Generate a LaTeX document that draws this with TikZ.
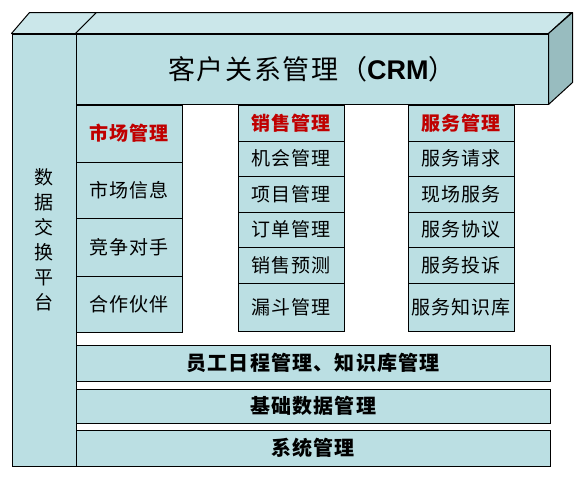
\documentclass[tikz,border=0pt]{standalone}
\usepackage{fontspec}
\setmainfont{Noto Sans CJK SC}[LetterSpace=6]
\newfontfamily\latinfont{Liberation Sans}
\definecolor{frontfill}{RGB}{187,223,227}
\definecolor{topfill}{RGB}{203,231,234}
\definecolor{sidefill}{RGB}{152,188,191}
\definecolor{headred}{RGB}{192,0,0}

\begin{document}
\begin{tikzpicture}[x=1pt, y=-1pt,
    panel/.style={rectangle, draw, fill=frontfill, line width=1pt, inner sep=0pt},
    face/.style={draw, line width=1pt, line join=round},
    item/.style={panel, minimum width=106pt, font=\fontsize{19}{19}\selectfont},
    head/.style={item, font=\fontsize{19}{19}\selectfont\bfseries, text=headred},
    bar/.style={panel, minimum width=474pt, font=\fontsize{20}{20}\selectfont\bfseries}
]
\useasboundingbox (0,0) rectangle (580,499);

% Data exchange platform (left pillar)
\node[panel, minimum width=64pt, minimum height=432pt] (plat) at (44,250) {};
\node[font=\fontsize{19}{25}\selectfont, align=center] (platText) at (44,240) {数\\据\\交\\换\\平\\台};

% CRM block
\node[panel, minimum width=472pt, minimum height=70pt] (crm) at (312,69)
    {\fontsize{27}{27}\selectfont 客户关系管理（{\latinfont\bfseries CRM}）};

% 3D faces
\draw[face, fill=topfill] (plat.north west) -- ++(18,-21) -- ++(67,0) -- (crm.north west) -- cycle;
\draw[face, fill=topfill] (crm.north west) -- ++(21,-21) -- ++(475,0) -- (crm.north east) -- cycle;
\draw[face, fill=sidefill] (crm.north east) -- ++(24,-21) -- ++(0,70) -- (crm.south east) -- cycle;

% Market column
\node[head, minimum height=57pt] (market) at (129,133.5) {市场管理};
\node[item, minimum height=56pt] (market1) at (129,190) {市场信息};
\node[item, minimum height=58pt] (market2) at (129,247) {竞争对手};
\node[item, minimum height=56pt] (market3) at (129,304) {合作伙伴};

% Sales column
\node[head, minimum height=36pt] (sales) at (291,123) {销售管理};
\foreach \yc/\h/\txt [count=\i] in {158.5/35/机会管理, 194/36/项目管理, 229.5/35/订单管理, 265/36/销售预测, 307/48/漏斗管理}
    \node[item, minimum height=\h pt] (sales\i) at (291,\yc) {\txt};

% Service column
\node[head, minimum height=36pt] (service) at (461,123) {服务管理};
\foreach \yc/\h/\txt [count=\i] in {158.5/35/服务请求, 194/36/现场服务, 229.5/35/服务协议, 265/36/服务投诉, 307/48/服务知识库}
    \node[item, minimum height=\h pt] (service\i) at (461,\yc) {\txt};

% Bottom bars
\node[bar, minimum height=36pt] (staff) at (313,363) {员工日程管理、知识库管理};
\node[bar, minimum height=34pt] (basedata) at (313,406) {基础数据管理};
\node[bar, minimum height=36pt] (system) at (313,448) {系统管理};

\end{tikzpicture}
\end{document}
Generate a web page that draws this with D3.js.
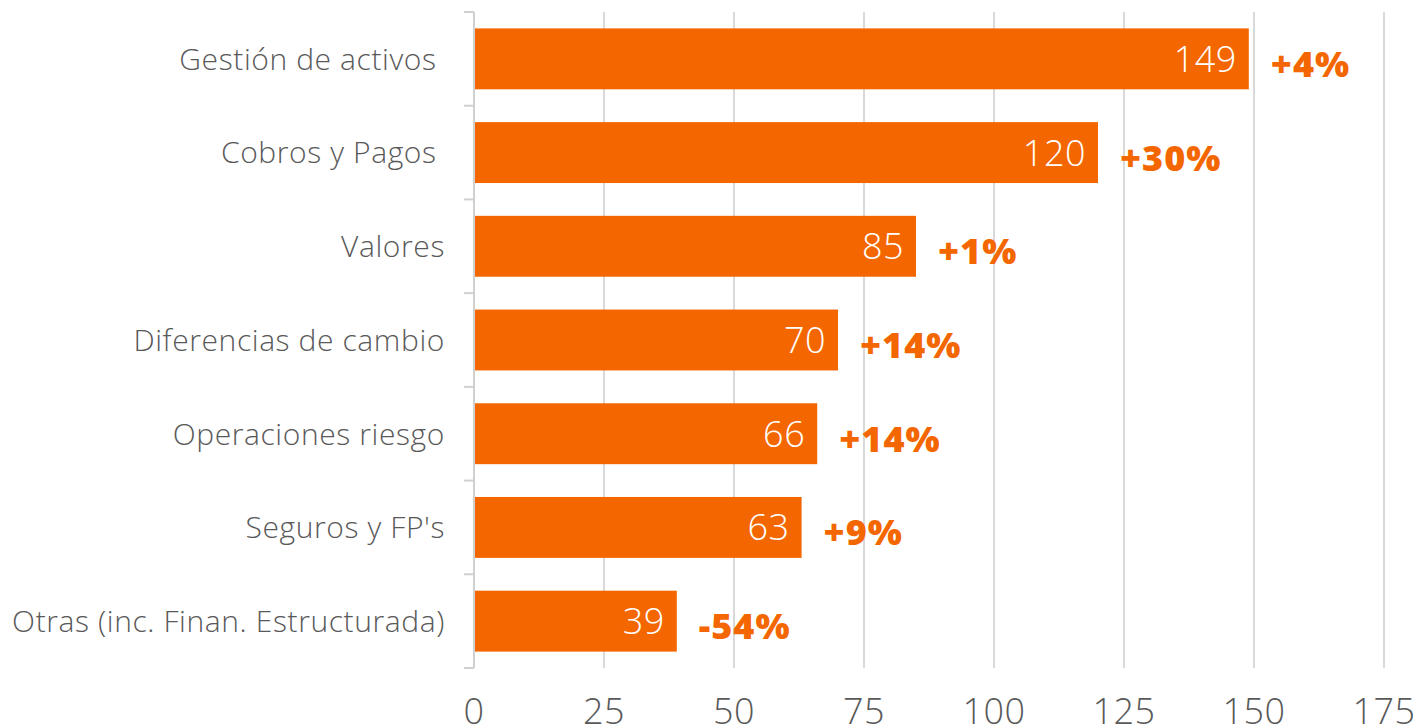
<!DOCTYPE html>
<html>
<head>
<meta charset="utf-8">
<script src="https://cdn.jsdelivr.net/npm/d3@7"></script>
<style>
  body { margin: 0; background: #fff; }
  text { font-family: "Open Sans", sans-serif; }
</style>
</head>
<body>
<svg id="chart"></svg>
<script>
// data
const categories = [
    "Gestión de activos ",
    "Cobros y Pagos ",
    "Valores",
    "Diferencias de cambio",
    "Operaciones riesgo",
    "Seguros y FP's",
    "Otras (inc. Finan. Estructurada)"
];
const values = [149, 120, 85, 70, 66, 63, 39];
const changes = ["+4%", "+30%", "+1%", "+14%", "+14%", "+9%", "-54%"];
const xTicks = [0, 25, 50, 75, 100, 125, 150, 175];

const width = 1422, height = 728;
const margin = { top: 12, right: 38, bottom: 60, left: 474 };
const orange = "#f46700", grey = "#595959";

const svg = d3.select("#chart")
    .attr("width", width)
    .attr("height", height);

const x = d3.scaleLinear()
    .domain([0, 175])
    .range([margin.left, width - margin.right]);

const y = d3.scaleBand()
    .domain(categories)
    .range([margin.top, height - margin.bottom])
    .paddingInner(0.35)
    .paddingOuter(0.175);

// gridlines
svg.append("g")
    .selectAll("line")
    .data(xTicks.slice(1))
    .join("line")
    .attr("x1", d => x(d)).attr("x2", d => x(d))
    .attr("y1", margin.top).attr("y2", height - margin.bottom)
    .attr("stroke", "#d9d9d9")
    .attr("stroke-width", 2);

// left axis line + ticks between categories
const step = y.step();
const bounds = d3.range(categories.length + 1).map(i => margin.top + i * step);
svg.append("line")
    .attr("x1", margin.left).attr("x2", margin.left)
    .attr("y1", margin.top).attr("y2", height - margin.bottom)
    .attr("stroke", "#d0d0d0").attr("stroke-width", 2);
svg.append("g")
    .selectAll("line")
    .data(bounds)
    .join("line")
    .attr("x1", margin.left - 10).attr("x2", margin.left)
    .attr("y1", d => d).attr("y2", d => d)
    .attr("stroke", "#d0d0d0").attr("stroke-width", 2);

// category labels
svg.append("g")
    .selectAll("text")
    .data(categories)
    .join("text")
    .attr("x", margin.left - 29)
    .attr("y", d => y(d) + y.bandwidth() / 2)
    .attr("dy", "0.36em")
    .attr("text-anchor", "end")
    .attr("fill", grey)
    .attr("font-size", 30)
    .attr("font-weight", 300)
    .attr("letter-spacing", 0.6)
    .style("white-space", "pre")
    .text(d => d);

// bars
svg.append("g")
    .selectAll("rect")
    .data(values)
    .join("rect")
    .attr("x", x(0) + 1)
    .attr("y", (d, i) => y(categories[i]))
    .attr("width", d => x(d) - x(0) - 1)
    .attr("height", y.bandwidth())
    .attr("fill", orange);

// value labels
svg.append("g")
    .selectAll("text")
    .data(values)
    .join("text")
    .attr("x", d => x(d) - 12)
    .attr("y", (d, i) => y(categories[i]) + y.bandwidth() / 2)
    .attr("dy", "0.36em")
    .attr("text-anchor", "end")
    .attr("fill", "#fff")
    .attr("font-size", 36)
    .attr("font-weight", 300)
    .attr("letter-spacing", 0.5)
    .text(d => d);

// change labels
svg.append("g")
    .selectAll("text")
    .data(changes)
    .join("text")
    .attr("x", (d, i) => x(values[i]) + 22)
    .attr("y", (d, i) => y(categories[i]) + y.bandwidth() / 2 + 5)
    .attr("dy", "0.36em")
    .attr("fill", orange)
    .attr("font-size", 36)
    .attr("font-weight", 800)
    .attr("letter-spacing", 1)
    .text(d => d);

// bottom tick labels
svg.append("g")
    .selectAll("text")
    .data(xTicks)
    .join("text")
    .attr("x", d => x(d))
    .attr("y", 724)
    .attr("text-anchor", "middle")
    .attr("fill", grey)
    .attr("font-size", 36)
    .attr("font-weight", 300)
    .attr("letter-spacing", 0.5)
    .text(d => d);
</script>
</body>
</html>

══════

Starting at the top of the listing above, please restate word for word each line up to and including the one that holds "(crm.south east) -- cycle;", omitting every image.

Generate a LaTeX document that draws this with TikZ.
\documentclass[tikz,border=0pt]{standalone}
\usepackage{fontspec}
\setmainfont{Noto Sans CJK SC}[LetterSpace=6]
\newfontfamily\latinfont{Liberation Sans}
\definecolor{frontfill}{RGB}{187,223,227}
\definecolor{topfill}{RGB}{203,231,234}
\definecolor{sidefill}{RGB}{152,188,191}
\definecolor{headred}{RGB}{192,0,0}

\begin{document}
\begin{tikzpicture}[x=1pt, y=-1pt,
    panel/.style={rectangle, draw, fill=frontfill, line width=1pt, inner sep=0pt},
    face/.style={draw, line width=1pt, line join=round},
    item/.style={panel, minimum width=106pt, font=\fontsize{19}{19}\selectfont},
    head/.style={item, font=\fontsize{19}{19}\selectfont\bfseries, text=headred},
    bar/.style={panel, minimum width=474pt, font=\fontsize{20}{20}\selectfont\bfseries}
]
\useasboundingbox (0,0) rectangle (580,499);

% Data exchange platform (left pillar)
\node[panel, minimum width=64pt, minimum height=432pt] (plat) at (44,250) {};
\node[font=\fontsize{19}{25}\selectfont, align=center] (platText) at (44,240) {数\\据\\交\\换\\平\\台};

% CRM block
\node[panel, minimum width=472pt, minimum height=70pt] (crm) at (312,69)
    {\fontsize{27}{27}\selectfont 客户关系管理（{\latinfont\bfseries CRM}）};

% 3D faces
\draw[face, fill=topfill] (plat.north west) -- ++(18,-21) -- ++(67,0) -- (crm.north west) -- cycle;
\draw[face, fill=topfill] (crm.north west) -- ++(21,-21) -- ++(475,0) -- (crm.north east) -- cycle;
\draw[face, fill=sidefill] (crm.north east) -- ++(24,-21) -- ++(0,70) -- (crm.south east) -- cycle;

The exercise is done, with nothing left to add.